Is it possible to alias a variadic function ?
In C++1y :
#include <iostream>
void test(int){}
template<typename T,typename...Args>
void test(int& sum,T v,Args... args)
{
sum+=v;
test(sum,args...);
}
template<typename T,typename...Args>
decltype(test<T, Args...>)* sum = &(test<T, Args...>);
int main(void)
{
int res = 0;
sum<int, int>(res, 4, 7);
std::cout << res << std::endl;
}
Alternatively wrap it in another variadic function and std::forward the arguments :
template<typename T,typename...Args>
void other(int&sum, T v, Args&&... args)
{
test(sum, std::move(v), std::forward<Args>(args)...);
}
What you are trying is not much different from
void test(int)
{
}
void test(double, int)
{
}
auto a = test;
There is no way for the compiler to detect which overload you want to use.
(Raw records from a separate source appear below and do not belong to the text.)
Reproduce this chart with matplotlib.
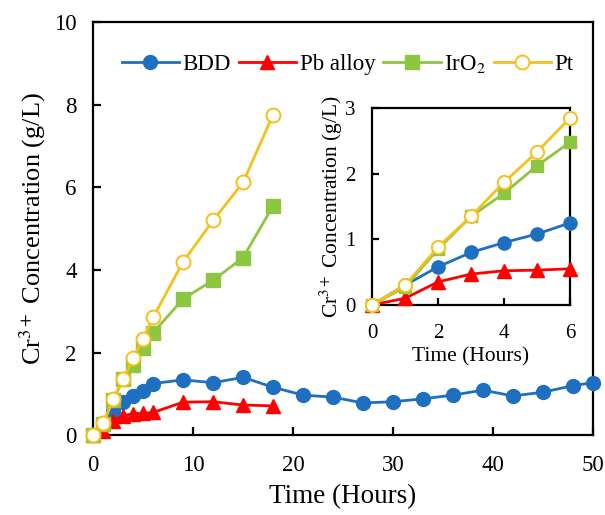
import numpy as np
import matplotlib.pyplot as plt

plt.rcParams['font.family'] = ['Liberation Serif', 'DejaVu Serif']
plt.rcParams['mathtext.fontset'] = 'stix'

# data
t_bdd = [0, 1, 2, 3, 4, 5, 6, 9, 12, 15, 18, 21, 24, 27, 30, 33, 36, 39, 42, 45, 48, 50]
c_bdd = [0, 0.30, 0.58, 0.80, 0.95, 1.08, 1.25, 1.34, 1.27, 1.40, 1.16, 0.97, 0.92,
         0.78, 0.81, 0.88, 0.97, 1.09, 0.95, 1.04, 1.20, 1.27]
t_short = [0, 1, 2, 3, 4, 5, 6, 9, 12, 15, 18]
c_pb = [0, 0.10, 0.35, 0.47, 0.52, 0.53, 0.55, 0.80, 0.81, 0.73, 0.71]
c_iro2 = [0, 0.27, 0.85, 1.35, 1.70, 2.12, 2.48, 3.30, 3.75, 4.30, 5.55]
c_pt = [0, 0.30, 0.88, 1.35, 1.87, 2.33, 2.85, 4.20, 5.20, 6.12, 7.76]

blue = '#1F6FC0'
red = '#FF0000'
green = '#8DC63F'
gold = '#F5C01A'

fig = plt.figure(figsize=(6.05, 5.15), dpi=100)
ax = fig.add_axes([0.154, 0.155, 0.826, 0.802])


def draw(a, n, ms):
    a.plot(t_bdd[:n], c_bdd[:n], '-o', color=blue, lw=2, ms=ms, label='BDD', clip_on=False, zorder=3)
    m = min(n, len(t_short))
    a.plot(t_short[:m], c_pb[:m], '-^', color=red, lw=2, ms=ms, label='Pb alloy', clip_on=False, zorder=3)
    a.plot(t_short[:m], c_iro2[:m], '-s', color=green, lw=2, ms=ms * 0.95, label='IrO$_2$', clip_on=False, zorder=3)
    a.plot(t_short[:m], c_pt[:m], '-o', color=gold, lw=2, ms=ms, mfc='white', mew=1.4,
           label='Pt', clip_on=False, zorder=3)


draw(ax, len(t_bdd), 10)
ax.set_xlim(0, 50)
ax.set_ylim(0, 10)
ax.set_xticks(np.arange(0, 51, 10))
ax.set_yticks(np.arange(0, 11, 2))
ax.tick_params(direction='in', labelsize=16.5, length=6, width=1.6)
ax.tick_params(axis='x', pad=14)
ax.tick_params(axis='y', pad=12)
for s in ax.spines.values():
    s.set_linewidth(1.6)
ax.set_xlabel('Time (Hours)', fontsize=19.5, labelpad=6)
ax.set_ylabel('Cr$^{3+}$ Concentration (g/L)', fontsize=19, labelpad=4)
ax.legend(loc='upper left', bbox_to_anchor=(0.025, 0.965), ncol=4, frameon=False,
          fontsize=16.5, handlelength=2.5, columnspacing=0.35, handletextpad=0.15,
          borderaxespad=0.3)

ins = fig.add_axes([0.615, 0.408, 0.327, 0.382])
draw(ins, 7, 9.5)
ins.set_xlim(0, 6)
ins.set_ylim(0, 3)
ins.set_xticks([0, 2, 4, 6])
ins.set_yticks([0, 1, 2, 3])
ins.tick_params(direction='in', labelsize=15, length=5, width=1.6)
ins.tick_params(axis='x', pad=14)
ins.tick_params(axis='y', pad=12)
for s in ins.spines.values():
    s.set_linewidth(1.6)
ins.set_xlabel('Time (Hours)', fontsize=15.5, labelpad=3)
ins.set_ylabel('Cr$^{3+}$ Concentration (g/L)', fontsize=15.5, labelpad=0)

fig.savefig('out.png', dpi=100)
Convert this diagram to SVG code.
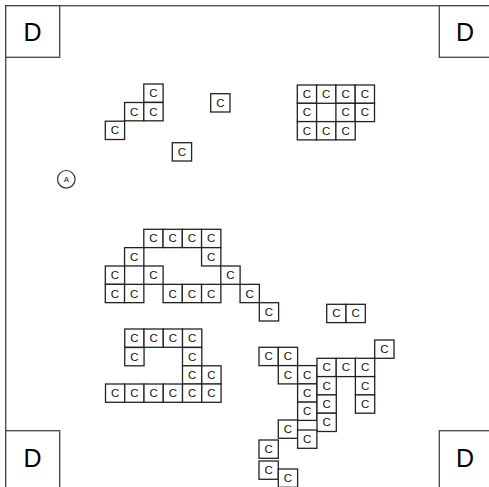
<svg xmlns="http://www.w3.org/2000/svg" width="489" height="487" viewBox="0 0 489 487">
<style>
.frame{fill:none;stroke:#444;stroke-width:1.3}
.c{fill:#fff;stroke:#222;stroke-width:1.3}
.t{font-family:"Liberation Sans",Arial,sans-serif;font-size:11.5px;text-anchor:middle;fill:#111}
.d{fill:#fff;stroke:#444;stroke-width:1.3}
.dt{font-family:"Liberation Sans",Arial,sans-serif;font-size:25px;text-anchor:middle;fill:#000}
.a{fill:#fff;stroke:#333;stroke-width:1.2}
.at{font-family:"Liberation Sans",Arial,sans-serif;font-size:8px;text-anchor:middle;fill:#111}
</style>
<defs>
<g id="cell"><rect class="c" width="19.3" height="18.3"/><text class="t" x="9.65" y="13.2">C</text></g>
</defs>
<rect width="489" height="487" fill="#fff"/>
<rect class="frame" x="5.7" y="5.7" width="488" height="482"/>
<g id="connectors"/>
<g id="D1"><rect class="d" x="5.7" y="5.7" width="54" height="51.6"/><text class="dt" x="32.5" y="41">D</text></g>
<g id="D2"><rect class="d" x="439.3" y="5.7" width="54" height="51.6"/><text class="dt" x="465" y="41">D</text></g>
<g id="D3"><rect class="d" x="5.7" y="430.7" width="54" height="58"/><text class="dt" x="32.5" y="467">D</text></g>
<g id="D4"><rect class="d" x="439.3" y="430.7" width="54" height="58"/><text class="dt" x="465" y="467">D</text></g>
<g id="A"><circle class="a" cx="66.3" cy="179.3" r="8.8"/><text class="at" x="66.3" y="182.2">A</text></g>
<g id="c1"><use href="#cell" x="143.8" y="84"/></g>
<g id="c2"><use href="#cell" x="124.6" y="102.5"/></g>
<g id="c3"><use href="#cell" x="143.8" y="102.5"/></g>
<g id="c4"><use href="#cell" x="105.3" y="121.2"/></g>
<g id="c5"><use href="#cell" x="210.7" y="93.7"/></g>
<g id="c6"><use href="#cell" x="172.3" y="142.7"/></g>
<g id="c7"><use href="#cell" x="297.3" y="85"/></g>
<g id="c8"><use href="#cell" x="316.6" y="85"/></g>
<g id="c9"><use href="#cell" x="335.9" y="85"/></g>
<g id="c10"><use href="#cell" x="355.2" y="85"/></g>
<g id="c11"><use href="#cell" x="297.3" y="103.3"/></g>
<g id="c12"><use href="#cell" x="335.9" y="103.3"/></g>
<g id="c13"><use href="#cell" x="355.2" y="103.3"/></g>
<g id="c14"><use href="#cell" x="297.3" y="121.6"/></g>
<g id="c15"><use href="#cell" x="316.6" y="121.6"/></g>
<g id="c16"><use href="#cell" x="335.9" y="121.6"/></g>
<g id="c17"><use href="#cell" x="143.8" y="229.3"/></g>
<g id="c18"><use href="#cell" x="163.05" y="229.3"/></g>
<g id="c19"><use href="#cell" x="182.3" y="229.3"/></g>
<g id="c20"><use href="#cell" x="201.55" y="229.3"/></g>
<g id="c21"><use href="#cell" x="124.55" y="247.65"/></g>
<g id="c22"><use href="#cell" x="201.55" y="247.65"/></g>
<g id="c23"><use href="#cell" x="105.3" y="266"/></g>
<g id="c24"><use href="#cell" x="143.8" y="266"/></g>
<g id="c25"><use href="#cell" x="220.8" y="266"/></g>
<g id="c26"><use href="#cell" x="105.3" y="284.35"/></g>
<g id="c27"><use href="#cell" x="124.55" y="284.35"/></g>
<g id="c28"><use href="#cell" x="163.05" y="284.35"/></g>
<g id="c29"><use href="#cell" x="182.3" y="284.35"/></g>
<g id="c30"><use href="#cell" x="201.55" y="284.35"/></g>
<g id="c31"><use href="#cell" x="240.05" y="284.35"/></g>
<g id="c32"><use href="#cell" x="259.3" y="302.7"/></g>
<g id="c33"><use href="#cell" x="326.7" y="304.3"/></g>
<g id="c34"><use href="#cell" x="346" y="304.3"/></g>
<g id="c35"><use href="#cell" x="124.75" y="329"/></g>
<g id="c36"><use href="#cell" x="144" y="329"/></g>
<g id="c37"><use href="#cell" x="163.25" y="329"/></g>
<g id="c38"><use href="#cell" x="182.5" y="329"/></g>
<g id="c39"><use href="#cell" x="124.75" y="347.5"/></g>
<g id="c40"><use href="#cell" x="182.5" y="347.5"/></g>
<g id="c41"><use href="#cell" x="182.5" y="365.8"/></g>
<g id="c42"><use href="#cell" x="201.75" y="365.8"/></g>
<g id="c43"><use href="#cell" x="105.5" y="384"/></g>
<g id="c44"><use href="#cell" x="124.75" y="384"/></g>
<g id="c45"><use href="#cell" x="144" y="384"/></g>
<g id="c46"><use href="#cell" x="163.25" y="384"/></g>
<g id="c47"><use href="#cell" x="182.5" y="384"/></g>
<g id="c48"><use href="#cell" x="201.75" y="384"/></g>
<g id="c49"><use href="#cell" x="374.7" y="340"/></g>
<g id="c50"><use href="#cell" x="259" y="347.3"/></g>
<g id="c51"><use href="#cell" x="278.3" y="347.3"/></g>
<g id="c52"><use href="#cell" x="278.3" y="365.6"/></g>
<g id="c53"><use href="#cell" x="297.6" y="365.6"/></g>
<g id="c54"><use href="#cell" x="297.6" y="383.9"/></g>
<g id="c55"><use href="#cell" x="297.6" y="402.1"/></g>
<g id="c56"><use href="#cell" x="317" y="358.3"/></g>
<g id="c57"><use href="#cell" x="336.2" y="358.3"/></g>
<g id="c58"><use href="#cell" x="355.4" y="358.3"/></g>
<g id="c59"><use href="#cell" x="317" y="376.6"/></g>
<g id="c60"><use href="#cell" x="317" y="394.9"/></g>
<g id="c61"><use href="#cell" x="317" y="413.2"/></g>
<g id="c62"><use href="#cell" x="355.4" y="376.6"/></g>
<g id="c63"><use href="#cell" x="355.4" y="394.9"/></g>
<g id="c64"><use href="#cell" x="278.3" y="420"/></g>
<g id="c65"><use href="#cell" x="297.6" y="430"/></g>
<g id="c66"><use href="#cell" x="259" y="440"/></g>
<g id="c67"><use href="#cell" x="259" y="461"/></g>
<g id="c68"><use href="#cell" x="278.3" y="469"/></g>
</svg>
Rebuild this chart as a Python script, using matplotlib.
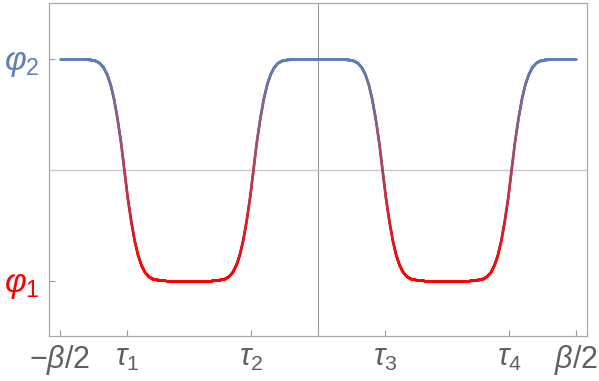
import numpy as np
import matplotlib
matplotlib.use('Agg')
import matplotlib.pyplot as plt
from matplotlib.collections import LineCollection
from matplotlib.colors import to_rgb

plt.rcParams['mathtext.fontset'] = 'custom'
plt.rcParams['mathtext.rm'] = 'Liberation Sans'
plt.rcParams['mathtext.it'] = 'Liberation Sans:italic'
plt.rcParams['font.family'] = 'Liberation Sans'

# kink centres (tau_i) and direction (-1: falling, +1: rising)
kink_x = [-0.75, -0.25, 0.25, 0.75]
kink_dir = [-1, 1, -1, 1]
# one falling kink (offset from centre, value)
prof_dx = [-0.16, -0.13, -0.11, -0.095, -0.08, -0.066, -0.053, -0.04,
           -0.027, -0.013, 0.0, 0.013, 0.027, 0.04, 0.053, 0.066,
           0.08, 0.095, 0.11, 0.13, 0.16]
prof_y = [1.0, 0.995, 0.985, 0.965, 0.925, 0.86, 0.77, 0.64,
          0.47, 0.25, 0.0, -0.25, -0.47, -0.64, -0.77, -0.86,
          -0.925, -0.965, -0.985, -0.995, -1.0]

xticks = [-1.0, -0.74, -0.26, 0.26, 0.74, 1.0]
xlabels = [r'$-\beta/2$', r'$\tau_1$', r'$\tau_2$', r'$\tau_3$', r'$\tau_4$', r'$\beta/2$']
yticks = [-1.0, 1.0]
ylabels = [r'$\varphi_1$', r'$\varphi_2$']

blue = '#5E81B5'
red = '#FF0000'

# assemble the curve from the kinks
px, py = [-1.0], [1.0]
for xc, d in zip(kink_x, kink_dir):
    for dx, yv in zip(prof_dx, prof_y):
        px.append(xc + dx)
        py.append(-yv if d > 0 else yv)
px.append(1.0)
py.append(1.0)

x = np.linspace(-1, 1, 3000)
y = np.interp(x, px, py)

fig = plt.figure(figsize=(5.99, 3.81), dpi=100)
ax = fig.add_axes([49/599, 1 - 336/381, (587-49)/599, (336-3)/381])

ax.axvline(0, color='#9a9a9a', lw=0.8, zorder=1)
ax.axhline(0, color='#c8c8c8', lw=1.0, zorder=1)

pts = np.column_stack([x, y]).reshape(-1, 1, 2)
segs = np.concatenate([pts[:-1], pts[1:]], axis=1)
t = ((y[:-1] + y[1:]) / 2 + 1) / 2
cb, cr = np.array(to_rgb(blue)), np.array(to_rgb(red))
cols = cr[None, :] * (1 - t[:, None]) + cb[None, :] * t[:, None]
lc = LineCollection(segs, colors=cols, linewidths=1.9, capstyle='round', zorder=3)
ax.add_collection(lc)

ax.set_xlim(-1.042, 1.042)
ax.set_ylim(-1.5, 1.51)

ax.set_xticks(xticks)
ax.set_xticklabels(xlabels, fontsize=22, color='#606060')
ax.set_yticks(yticks)
ax.set_yticklabels(ylabels, fontsize=24)
for lab, c in zip(ax.get_yticklabels(), [red, blue]):
    lab.set_color(c)
ax.tick_params(direction='in', length=4, width=0.8, color='#9a9a9a', pad=5)
ax.tick_params(axis='y', pad=7)
for s in ax.spines.values():
    s.set_color('#a8a8a8')
    s.set_linewidth(0.9)

fig.savefig('out.png', dpi=100)
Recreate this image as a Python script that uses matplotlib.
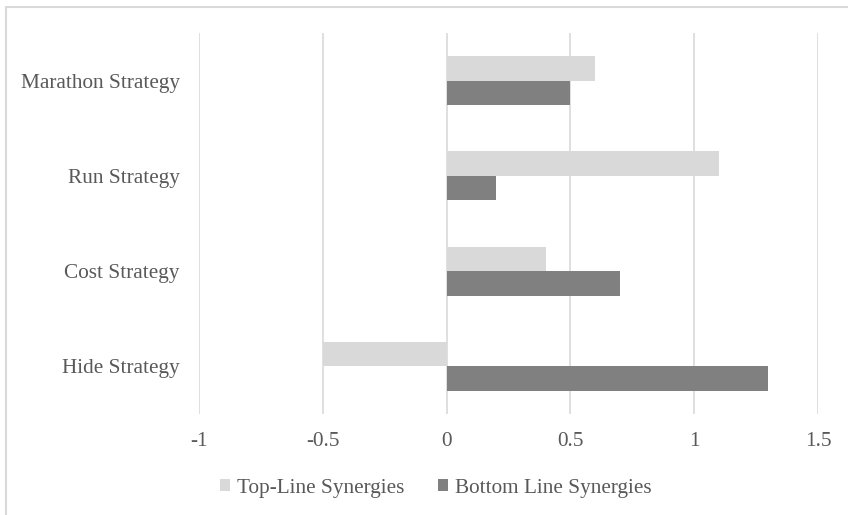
import matplotlib.pyplot as plt
from matplotlib.patches import Rectangle, Patch

categories = ["Hide Strategy", "Cost Strategy", "Run Strategy", "Marathon Strategy"]
top_line = [-0.5, 0.4, 1.1, 0.6]
bottom_line = [1.3, 0.7, 0.2, 0.5]
series_names = ["Top-Line Synergies", "Bottom Line Synergies"]
x_ticks = [-1, -0.5, 0, 0.5, 1, 1.5]
x_tick_labels = ["-1", "-0.5", "0", "0.5", "1", "1.5"]

plt.rcParams['font.family'] = ['Liberation Serif', 'DejaVu Serif']
TEXT = "#595959"
LIGHT = "#D9D9D9"
DARK = "#808080"
GRID = "#D9D9D9"
FS = 15.3

W, H = 848, 515
fig = plt.figure(figsize=(W / 100, H / 100), dpi=100)
ax = fig.add_axes([199 / W, 1 - 414 / H, (818 - 199) / W, (414 - 33) / H])

bar_h = 0.257
ys = list(range(len(categories)))
ax.barh([y + bar_h / 2 for y in ys], top_line, height=bar_h, color=LIGHT, zorder=3)
ax.barh([y - bar_h / 2 for y in ys], bottom_line, height=bar_h, color=DARK, zorder=3)

ax.set_xlim(-1, 1.5)
ax.set_ylim(-0.5, len(categories) - 0.5)
ax.set_xticks(x_ticks)
ax.set_xticklabels(x_tick_labels)
ax.set_yticks(ys)
ax.set_yticklabels(categories)
ax.tick_params(axis='both', length=0, labelsize=FS, colors=TEXT)
ax.tick_params(axis='x', pad=13)
ax.tick_params(axis='y', pad=14)
for s in ax.spines.values():
    s.set_visible(False)
ax.grid(axis='x', color=GRID, linewidth=1.2, zorder=0)
ax.grid(axis='y', visible=False)

handles = [Patch(facecolor=LIGHT), Patch(facecolor=DARK)]
fig.legend(handles, series_names, loc='center', bbox_to_anchor=(436 / W, 1 - 488 / H),
           ncol=2, frameon=False, fontsize=FS, labelcolor=TEXT,
           handlelength=0.47, handleheight=0.47, handletextpad=0.33, columnspacing=1.6)

# outer chart frame
fig.patches.append(Rectangle((6 / W, -0.1), 1.2, 1 - 7 / H + 0.1, transform=fig.transFigure,
                             fill=False, edgecolor="#D9D9D9", linewidth=1.5))

fig.savefig("out.png", dpi=100)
You can be explicit about which test you want to assign to a by:
auto a = (void(*)(int))test;
If you want to add the variadic template version to the mix, you can use:
template<typename T,typename...Args>
void test(int& sum,T v,Args... args)
{
sum+=v;
test(sum,args...);
}
auto a = test<int, int, int>;
This is not aliasing.auto a = test tries to declare a variable a with the same type as test and make them equal. Since test isn't a single function, but a function template (and on the top of that you can even overload functions), the compiler can't decide on what the type of a should be.
To alias a template, or as a matter of fact any symbol, you can use the using keyword.
using a = test;
Edit: sorry this one only works for types not functions.